As the Bolsheviks took control of Turkestan, they were keen to liberate women from the veil. However it was not only local men that resisted this idea, but sometimes the women themselves, as Nazeroff noted in 1919,

'Note the paranja sleeves hanging down the woman's back'

'When, not very long ago, the Bolsheviks, in their desire to free the Eastern people and emancipate the Eastern women, started a campaign, they found themselves up against a very stern resistance on the part of the natives themselves. The Soviet government of Turkestan had recruited a certain number of would-be Bolshevik Comrades from Sart (Uzbek) women, who had been corrupted by them. The Bolsheviks dressed them in semi-military men's uniforms and sent them into the native houses to preach the emancipation of women, the first step towards it being the uncovering of their faces. The Mussulman women saw in all this a great personal insult, and very soon afterwards it was discovered that these preachers of freedom had been quietly cut to pieces, in spite of the fact that they, as communists, had been allowed to carry and use revolvers.'
EM Turner (ed) 'The journal of Paul Nazeroff' 1980

'View through a paranja'

The veil was not dispensed with overnight and even in the forties and fifties, paranjas were worn on some of the villages of Khorezm.
However among themselves and within the safe confines of the female quarters of a house, women could dress up and show off their beauty.

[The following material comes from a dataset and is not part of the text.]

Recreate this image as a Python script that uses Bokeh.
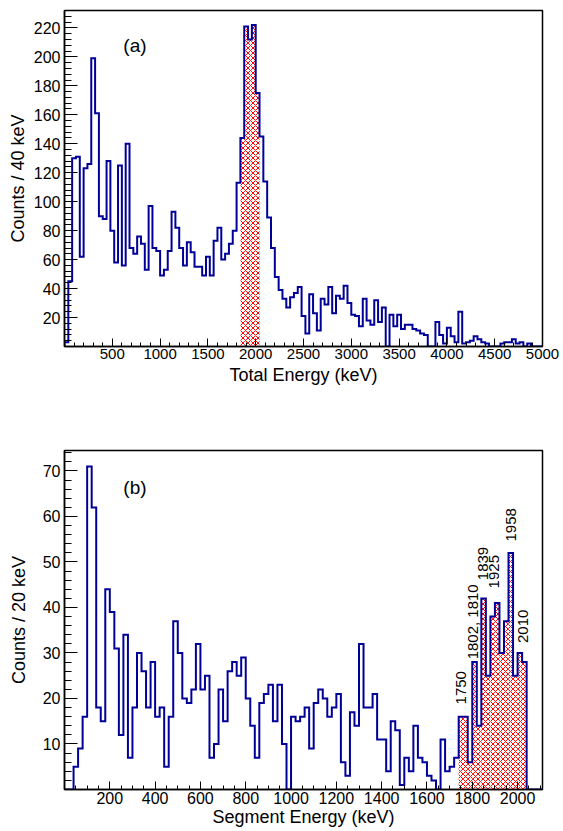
import math
from bokeh.plotting import figure
from bokeh.layouts import column
from bokeh.models import FixedTicker, Range1d, Label, ColumnDataSource
from bokeh.core.properties import value
from bokeh.embed import file_html
from bokeh.resources import INLINE

# ---------------- data ----------------
# (a) Total energy, 40 keV bins starting at 0 keV
total_bin_width = 40
total_counts = [3, 45, 130, 131, 62, 123, 126, 199, 161, 90,
                88, 128, 80, 58, 125, 56, 140, 68, 64, 76,
                71, 53, 97, 68, 66, 49, 53, 66, 93, 82,
                68, 56, 72, 65, 55, 55, 49, 62, 49, 73,
                82, 60, 64, 71, 80, 113, 144, 221, 212, 222,
                175, 145, 114, 89, 68, 48, 39, 33, 27, 34,
                37, 41, 21, 9, 36, 23, 11, 33, 29, 41,
                23, 35, 33, 42, 30, 22, 21, 14, 33, 18,
                15, 32, 17, 27, 0, 22, 14, 22, 12, 15,
                15, 12, 11, 9, 8, 0, 0, 17, 8, 2,
                13, 7, 3, 24, 2, 3, 4, 7, 5, 3,
                2, 0, 0, 0, 2, 3, 3, 5, 2, 3,
                0, 2, 0, 0, 0]
total_gate = (1840, 2040)          # hatched window (keV)

# (b) Segment energy, 20 keV bins starting at 0 keV
seg_bin_width = 20
seg_counts = [0, 0, 5, 9, 16, 71, 62, 18, 15, 44,
              39, 31, 12, 34, 7, 18, 30, 26, 18, 28,
              16, 18, 5, 16, 37, 30, 20, 19, 22, 32,
              22, 25, 7, 10, 22, 15, 26, 28, 25, 29,
              20, 14, 7, 19, 21, 23, 15, 23, 10, 0,
              16, 15, 16, 18, 9, 19, 22, 20, 16, 18,
              21, 6, 3, 17, 14, 32, 18, 18, 21, 11,
              11, 4, 15, 13, 1, 7, 4, 14, 7, 6,
              3, 2, 0, 11, 4, 5, 7, 16, 16, 6,
              28, 14, 42, 25, 38, 41, 30, 37, 52, 25,
              30, 28, 0, 0, 0, 0]
seg_gate = (1740, 2040)
seg_peak_labels = ["1750", "1802, 1810", "1839", "1925", "1958", "2010"]

total_xticks = [500, 1000, 1500, 2000, 2500, 3000, 3500, 4000, 4500, 5000]
total_yticks = [20, 40, 60, 80, 100, 120, 140, 160, 180, 200, 220]
seg_xticks = [200, 400, 600, 800, 1000, 1200, 1400, 1600, 1800, 2000]
seg_yticks = [10, 20, 30, 40, 50, 60, 70]

# ---------------- layout / style ----------------
# label anchors (data coords) for the rotated peak labels
seg_label_x = [1752, 1802, 1846, 1896, 1971, 2026]
seg_label_y = [18.7, 28.6, 46.0, 44.2, 54.5, 32.2]

FONT = "Liberation Sans"
NAVY = "#000099"


def make_fig(x_end, y_end, frame_h, top, bottom, xticks, xminor, yticks, yminor,
             xlabel, ylabel, ylabel_standoff, xlabel_standoff, xlab_size, ylab_size):
    p = figure(frame_width=478, frame_height=frame_h,
               x_range=Range1d(0, x_end), y_range=Range1d(0, y_end),
               output_backend="svg", toolbar_location=None,
               min_border_left=64, min_border_right=17,
               min_border_top=top, min_border_bottom=bottom)
    p.xgrid.visible = False
    p.ygrid.visible = False
    p.background_fill_color = "white"
    p.border_fill_color = "white"
    p.outline_line_color = "black"
    p.outline_line_width = 1.5
    p.outline_line_alpha = 1.0
    p.xaxis.ticker = FixedTicker(ticks=xticks, minor_ticks=xminor)
    p.yaxis.ticker = FixedTicker(ticks=yticks, minor_ticks=yminor)
    for ax in (p.xaxis[0], p.yaxis[0]):
        ax.axis_line_color = "black"
        ax.axis_line_width = 1.5
        ax.major_tick_out = 0
        ax.minor_tick_out = 0
        ax.major_tick_line_color = "black"
        ax.minor_tick_line_color = "black"
        ax.major_tick_line_width = 1
        ax.minor_tick_line_width = 1
        ax.major_label_text_font = FONT
        ax.major_label_text_color = "black"
        ax.axis_label_text_font = FONT
        ax.axis_label_text_font_size = "18px"
        ax.axis_label_text_font_style = "normal"
        ax.axis_label_text_color = "black"
    p.xaxis.major_label_text_font_size = xlab_size
    p.yaxis.major_label_text_font_size = ylab_size
    p.xaxis.major_tick_in = 8
    p.xaxis.minor_tick_in = 4
    p.yaxis.major_tick_in = 13
    p.yaxis.minor_tick_in = 7
    p.xaxis.major_label_standoff = 2
    p.yaxis.major_label_standoff = 4
    p.xaxis.axis_label = xlabel
    p.yaxis.axis_label = ylabel
    p.xaxis.axis_label_standoff = xlabel_standoff
    p.yaxis.axis_label_standoff = ylabel_standoff
    return p


def draw_hist(p, counts, width, gate, hatch_color):
    n = len(counts)
    edges = [width * i for i in range(n + 1)]
    lefts = [edges[i] for i in range(n) if edges[i] >= gate[0] and edges[i + 1] <= gate[1]]
    rights = [l + width for l in lefts]
    tops = [counts[int(l // width)] for l in lefts]
    p.quad(left=lefts, right=rights, bottom=0, top=tops,
           fill_color=None, line_color=None,
           hatch_pattern="diagonal_cross", hatch_color=hatch_color,
           hatch_scale=5, hatch_weight=1)
    xs = [edges[0]] + edges
    ys = [0] + list(counts) + [0]
    p.step(xs, ys, mode="after", line_color=NAVY, line_width=2, line_join="miter")


# ---- panel (a)
p1 = make_fig(5000, 232, 336, 10, 60,
              total_xticks, list(range(100, 5000, 100)),
              total_yticks, list(range(4, 232, 4)),
              "Total Energy (keV)", "Counts / 40 keV", 3, 3, "15px", "16px")
draw_hist(p1, total_counts, total_bin_width, total_gate, "#ff0000")
p1.add_layout(Label(x=737, y=207.7, text="(a)", text_font=FONT,
                    text_font_size="19px", text_align="center",
                    text_baseline="middle", text_color="black"))

# ---- panel (b)
p2 = make_fig(2110, 74.5, 339, 44, 42,
              seg_xticks, list(range(50, 2110, 50)),
              seg_yticks, list(range(2, 75, 2)),
              "Segment Energy (keV)", "Counts / 20 keV", 11, 0, "16px", "16px")
draw_hist(p2, seg_counts, seg_bin_width, seg_gate, "#fe0101")
p2.add_layout(Label(x=311, y=66.3, text="(b)", text_font=FONT,
                    text_font_size="19px", text_align="center",
                    text_baseline="middle", text_color="black"))
src = ColumnDataSource(dict(x=seg_label_x, y=seg_label_y, t=seg_peak_labels))
p2.text(x="x", y="y", text="t", source=src, angle=math.pi / 2,
        text_align="left", text_baseline="middle",
        text_font=value(FONT), text_font_size="15px", text_color="black")

layout = column(p1, p2)
open("out.html", "w").write(file_html(layout, INLINE))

'When the women went to pay a visit, they arrayed themselves in their best silk chemises which were carefully kept folded away in trunks' They wrapped their feet and legs in strings of partianki, and then put on high boots made from soft goat skin. They dyed their eyebrows into a straight line with black powder extracted from the juice of a plant called in Latin isatis tintoria, this being the native idea of female beauty.'
EM Turner (ed) 'The journal of Paul Nazeroff' 1980

Children wore similar style of clothes to their parents. It was the rich aristocracy with their fine silks and gold embroidery and the educated elite who dressed totally in white with turbans and long robes with short sleeves who really stood out from the crowd.

Today, although the effects of globalisation and russification have left their scars on Uzbek fashion, it is still possible to see remnants of the rich and colourful clothing worn by the peoples of Turkestan. Old men in Samarkand, Bukhara and Khiva remain resplendent in their khalats, turbans, boots and hats, and have survived the onslaught of fake western brand clothes.